To explore the effect of chronic reflux on lung health after transplantation, the research team compared samples of lung microbiota from individuals who received a lung transplant between 2010 and 2015. Of these individuals, 24 of them experienced chronic acid reflux in the first year after transplant and 51 did not.

Analyses of the data revealed that the density and diversity of the microbial community differed in those with chronic reflux, compared to those without reflux. However, those with the condition were not more likely to experience inflammation and dysfunction of the lung.
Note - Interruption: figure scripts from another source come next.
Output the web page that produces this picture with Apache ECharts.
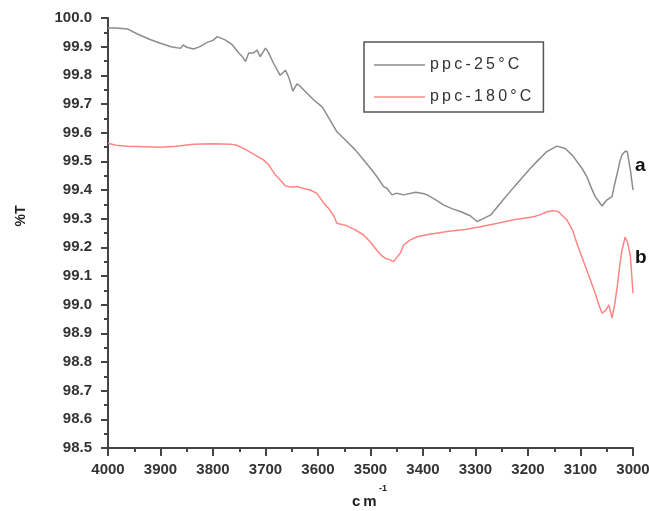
<!DOCTYPE html>
<html>
<head>
<meta charset="utf-8">
<script src="https://cdn.jsdelivr.net/npm/echarts@6/dist/echarts.min.js"></script>
<style>
	html,body{margin:0;padding:0;background:#fff;}
	#chart{width:649px;height:511px;}
</style>
</head>
<body>
<div id="chart"></div>
<script>
// x values (cm-1) and %T for each trace
var wnA = [4000,3985,3963,3945,3920,3900,3880,3862,3857,3850,3837,3825,3811,3800,3792,3776,3763,3751,3744,3738,3732,3723,3716,3710,3700,3695,3685,3672,3662,3655,3648,3640,3634,3627,3608,3592,3577,3564,3545,3529,3513,3500,3488,3475,3469,3459,3450,3437,3414,3400,3392,3375,3361,3345,3329,3310,3297,3285,3271,3250,3227,3210,3195,3180,3164,3145,3129,3115,3107,3097,3088,3080,3072,3065,3059,3050,3040,3035,3030,3025,3021,3015,3011,3005,3000];
var tA = [99.965,99.965,99.962,99.945,99.925,99.912,99.900,99.894,99.906,99.898,99.892,99.900,99.915,99.922,99.935,99.923,99.906,99.878,99.865,99.848,99.878,99.878,99.888,99.865,99.895,99.882,99.843,99.800,99.818,99.790,99.745,99.770,99.762,99.749,99.714,99.690,99.644,99.603,99.569,99.540,99.505,99.476,99.447,99.412,99.406,99.383,99.389,99.383,99.392,99.388,99.383,99.365,99.348,99.335,99.325,99.310,99.290,99.300,99.313,99.360,99.410,99.445,99.477,99.505,99.534,99.553,99.545,99.520,99.500,99.475,99.447,99.410,99.377,99.360,99.344,99.365,99.377,99.420,99.458,99.500,99.522,99.535,99.534,99.470,99.400];

var wnB = [4000,3985,3964,3930,3900,3870,3837,3800,3767,3755,3742,3725,3704,3695,3681,3672,3662,3650,3640,3625,3615,3602,3589,3580,3570,3564,3555,3545,3530,3513,3500,3488,3478,3472,3465,3456,3450,3443,3437,3425,3411,3390,3354,3320,3291,3260,3227,3189,3175,3164,3152,3142,3126,3115,3107,3098,3088,3080,3072,3065,3059,3052,3046,3040,3035,3030,3025,3021,3015,3010,3005,3000];
var tB = [99.563,99.556,99.553,99.551,99.549,99.553,99.560,99.561,99.560,99.556,99.545,99.528,99.505,99.490,99.452,99.435,99.414,99.410,99.412,99.404,99.400,99.388,99.354,99.336,99.310,99.284,99.280,99.275,99.262,99.243,99.218,99.190,99.170,99.162,99.158,99.150,99.165,99.180,99.208,99.225,99.237,99.245,99.255,99.262,99.272,99.283,99.296,99.307,99.315,99.324,99.328,99.324,99.296,99.260,99.214,99.170,99.120,99.080,99.040,99.000,98.970,98.980,98.999,98.953,99.000,99.063,99.140,99.190,99.235,99.215,99.168,99.040];

var seriesNames = ['ppc-25°C','ppc-180°C'];
var curveLabels = ['a','b'];

function pairs(xs, ys){
	var out = [];
	for(var i=0;i<xs.length;i++){
		out.push([xs[i], ys[i]]);
	}
	return out;
}

var font = '"Liberation Sans", Arial, sans-serif';
var axisColor = '#444';

var myChart = echarts.init(document.getElementById('chart'));
myChart.setOption({
	backgroundColor:'#fff',
	animation:false,
	grid:{left:108,right:16,top:18,bottom:63,outerBoundsMode:'none'},
	legend:{
		orient:'vertical',
		left:364,
		top:42,
		padding:[15,12,7,10],
		icon:'rect',
		itemWidth:51,
		itemHeight:1.5,
		itemGap:16,
		borderColor:'#555',
		borderWidth:1.5,
		data:seriesNames,
		formatter:function(name){
			return name.split('').join('\u2009');
		},
		textStyle:{color:'#333',fontSize:16,lineHeight:16,fontFamily:font}
	},
	xAxis:{
		type:'value',
		inverse:true,
		min:3000,
		max:4000,
		interval:100,
		axisLine:{show:true,onZero:false,lineStyle:{color:axisColor,width:2}},
		axisTick:{show:true,length:8,lineStyle:{color:axisColor,width:2}},
		minorTick:{show:true,splitNumber:2,length:4,lineStyle:{color:axisColor,width:2}},
		splitLine:{show:false},
		axisLabel:{
			margin:14,
			color:'#333',
			fontSize:15,
			fontWeight:'bold',
			fontFamily:font,
			formatter:function(v){ return String(v); }
		}
	},
	yAxis:{
		type:'value',
		min:98.5,
		max:100,
		interval:0.1,
		axisLine:{show:true,lineStyle:{color:axisColor,width:2}},
		axisTick:{show:true,length:7,lineStyle:{color:axisColor,width:2}},
		minorTick:{show:true,splitNumber:2,length:4,lineStyle:{color:axisColor,width:2}},
		splitLine:{show:false},
		axisLabel:{
			margin:16,
			color:'#333',
			fontSize:15,
			fontWeight:'bold',
			fontFamily:font,
			formatter:function(v){ return v.toFixed(1); }
		}
	},
	graphic:[
		{type:'text',x:21,y:216,rotation:Math.PI/2,style:{text:'%T',fill:'#222',font:'bold 14px '+font,align:'center',verticalAlign:'middle'}},
		{type:'text',x:352,y:502,style:{text:'c\u2009m',fill:'#222',font:'bold 15px '+font,verticalAlign:'middle'}},
		{type:'text',x:379,y:489,style:{text:'-1',fill:'#222',font:'bold 9px '+font,verticalAlign:'middle'}}
	],
	series:[
		{
			name:seriesNames[0],
			type:'line',
			symbol:'none',
			data:pairs(wnA,tA),
			lineStyle:{color:'#8c8c8c',width:1.5},
			itemStyle:{color:'#8c8c8c'},
			endLabel:{show:true,formatter:curveLabels[0],align:'left',offset:[10,-24],color:'#111',fontSize:19,fontWeight:'bold',fontFamily:font}
		},
		{
			name:seriesNames[1],
			type:'line',
			symbol:'none',
			data:pairs(wnB,tB),
			lineStyle:{color:'#ff8585',width:1.5},
			itemStyle:{color:'#ff8585'},
			endLabel:{show:true,formatter:curveLabels[1],align:'left',offset:[10,-35],color:'#111',fontSize:19,fontWeight:'bold',fontFamily:font}
		}
	]
});
</script>
</body>
</html>
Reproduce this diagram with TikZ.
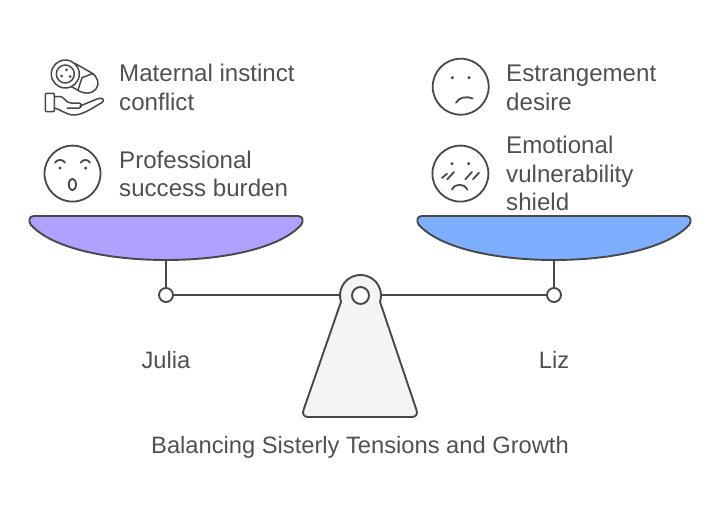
\documentclass[tikz,border=0pt]{standalone}
\usepackage{fontspec}
\usepackage{xcolor}
\setmainfont{Liberation Sans}
\definecolor{inkgray}{HTML}{484848}
\definecolor{textgray}{HTML}{505050}
\definecolor{panpurple}{HTML}{B0A0FF}
\definecolor{panblue}{HTML}{7DAEFF}
\definecolor{basegray}{HTML}{F4F4F4}

\begin{document}
\begin{tikzpicture}[x=1pt, y=-1pt,
    line/.style={draw=inkgray, line width=1.9pt, line join=round},
    icon/.style={draw=inkgray, line width=1.8pt, line cap=round, line join=round},
    thinicon/.style={icon, line width=1.5pt},
    face/.style={icon, circle, minimum size=56pt, inner sep=0pt},
    joint/.style={line, circle, fill=white, minimum size=14pt, inner sep=0pt},
    itemtext/.style={text=textgray, anchor=west, align=left, inner sep=0pt,
        font=\fontsize{24.1}{28.6}\selectfont},
    label/.style={text=textgray, inner sep=0pt, font=\fontsize{23.7}{28}\selectfont}]
    \useasboundingbox (0,0) rectangle (720,519);

    % Beam and hangers
    \node[joint] (jointL) at (166,295) {};
    \node[joint] (jointR) at (554,295) {};
    \coordinate (panL) at (166,260);
    \coordinate (panR) at (554,260);
    \coordinate (pivotC) at (360.5,295.5);
    \coordinate (beamL) at (340,295);
    \coordinate (beamR) at (381,295);
    \draw[line] (panL) -- (jointL);
    \draw[line] (panR) -- (jointR);
    \draw[line] (jointL) -- (beamL);
    \draw[line] (beamR) -- (jointR);

    % Pans
    \draw[line, fill=panpurple] (34,216) -- (298,216)
      .. controls (303,216) and (304,221) .. (301,225)
      .. controls (280,248) and (225,260) .. (panL)
      .. controls (107,260) and (52,248) .. (31,225)
      .. controls (28,221) and (29,216) .. (34,216) -- cycle;
    \draw[line, fill=panblue] (422,216) -- (686,216)
      .. controls (691,216) and (692,221) .. (689,225)
      .. controls (668,248) and (613,260) .. (panR)
      .. controls (495,260) and (440,248) .. (419,225)
      .. controls (416,221) and (417,216) .. (422,216) -- cycle;

    % Fulcrum
    \draw[line, fill=basegray] (341,301.8) arc[start angle=198, end angle=-18, radius=20.5pt]
      -- (416.5,410) .. controls (418,414) and (416,417) .. (412,417)
      -- (308,417) .. controls (304,417) and (302,414) .. (303.5,410) -- cycle;
    \node[joint, minimum size=17pt] (pivot) at (pivotC) {};

    % Baby on a hand
    \node[thinicon, circle, minimum size=28pt, inner sep=0pt] (babyhead) at (65.3,74) {};
    \node[thinicon, circle, minimum size=18pt, inner sep=0pt] (babyface) at (65.3,74) {};
    \fill[inkgray] (66.5,69.8) circle (1.5pt) (61.6,76) circle (1.5pt) (70,76.5) circle (1.5pt);
    \draw[thinicon] (75.3,63.6) -- (91,72.5) .. controls (98,76.5) and (100,84) .. (96,89)
      .. controls (92,94) and (85,94) .. (80,91.5) -- (71.5,86.6);
    \draw[thinicon] (93,73.5) -- (82,77.7) -- (78,90);
    \draw[thinicon, rounded corners=1pt] (45.3,93.3) rectangle (54.3,111.7);
    \draw[thinicon] (54.3,96.7) -- (61,96.7) .. controls (64,97) and (66,103) .. (71,103)
      -- (79,103) .. controls (82,103) and (82,108) .. (79,108) -- (67,108);
    \draw[thinicon] (80,106) -- (97,99) .. controls (103,96.5) and (105,100.5) .. (102,102.5)
      .. controls (94,107) and (83,115) .. (74,115) .. controls (66,115) and (60,109) .. (54.3,108);

    % Surprised face
    \node[face] (faceA) at (72.5,173.6) {};
    \draw[icon] (55,162.7) .. controls (57,159) and (63,159) .. (65,162.7);
    \draw[icon] (80.7,162.7) .. controls (82.7,159) and (88,159) .. (90,162.7);
    \fill[inkgray] (60,168) circle (1.7pt) (85.7,168) circle (1.7pt);
    \draw[icon] (72.4,184.5) ellipse (3.6pt and 5.8pt);

    % Sad face
    \node[face] (faceB) at (460.7,86.7) {};
    \fill[inkgray] (452.3,77.7) circle (1.7pt) (469,77.7) circle (1.7pt);
    \draw[icon] (456,102.7) .. controls (459,97) and (467,96) .. (472.7,98.5);

    % Crying face
    \node[face] (faceC) at (460.4,173.6) {};
    \fill[inkgray] (452,163.7) circle (1.7pt) (468.7,163.7) circle (1.7pt);
    \draw[icon] (442,178) -- (447,173.7) (447.3,179.3) -- (454,172);
    \draw[icon] (465.3,179.3) -- (472,172) (473,179.3) -- (479,172.7);
    \draw[icon] (452,189.7) .. controls (455,183) and (464,183) .. (467.3,189.7);

    % Texts
    \node[itemtext] (textA) at (119,87.4) {Maternal instinct\\conflict};
    \node[itemtext] (textB) at (119,173.8) {Professional\\success burden};
    \node[itemtext] (textC) at (506,87.8) {Estrangement\\desire};
    \node[itemtext] (textD) at (506,173.5) {Emotional\\vulnerability\\shield};
    \node[label] (julia) at (166,360) {Julia};
    \node[label] (liz) at (554,360) {Liz};
    \node[label] (title) at (360,447.5) {Balancing Sisterly Tensions and Growth};
\end{tikzpicture}
\end{document}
When the team considered all samples from the 75 individuals that participated in the study, they identified three different types of microbial community profiles: the first type had high bacterial density, with species that are commonly found in the mouth. The second type had low bacterial density. And the third type had varying densities but with species that often cause infectious disease. This third type was more likely to be associated with lung inflammation and dysfunction.

Individuals with chronic acid reflux were more likely to have the first type of profile.

The research team identified bacteria using fluid samples collected from transplanted lungs. Staphylococcus (illustrated above) was one of the disease-causing species of bacteria that was identified in a subset of lungs. (Photo: Getty Images)

"We found that patients with chronic reflux had increased bacterial density with more species that are commonly found in the mouth," says Dr. Martinu, who is also a lung transplant physician at UHN's Ajmera Transplant Centre and associate professor of Medicine at the University of Toronto (U of T). "Despite having higher levels of bacteria, these individuals did not experience more lung dysfunction than those without chronic reflux in general."

"Chronic acid reflux is an important modulator of the microbial community in the lung after transplantation. Future studies of chronic reflux in the context of transplantation should include the microbial community profile as part of the assessment," concludes Dr. Coburn, who is also an assistant professor of Laboratory Medicine & Pathobiology at the U of T.

Rapid tests for lung microbiota may be useful predictors of disease to help lung transplant recipients manage their health in the future.

This work was supported by the Canadian Institutes of Health Research, UHN's Ajmera Transplant Centre, U.S. National Institutes of Health, Comprehensive Research Experience for Medical Students Program, Cystic Fibrosis Foundation and UHN Foundation.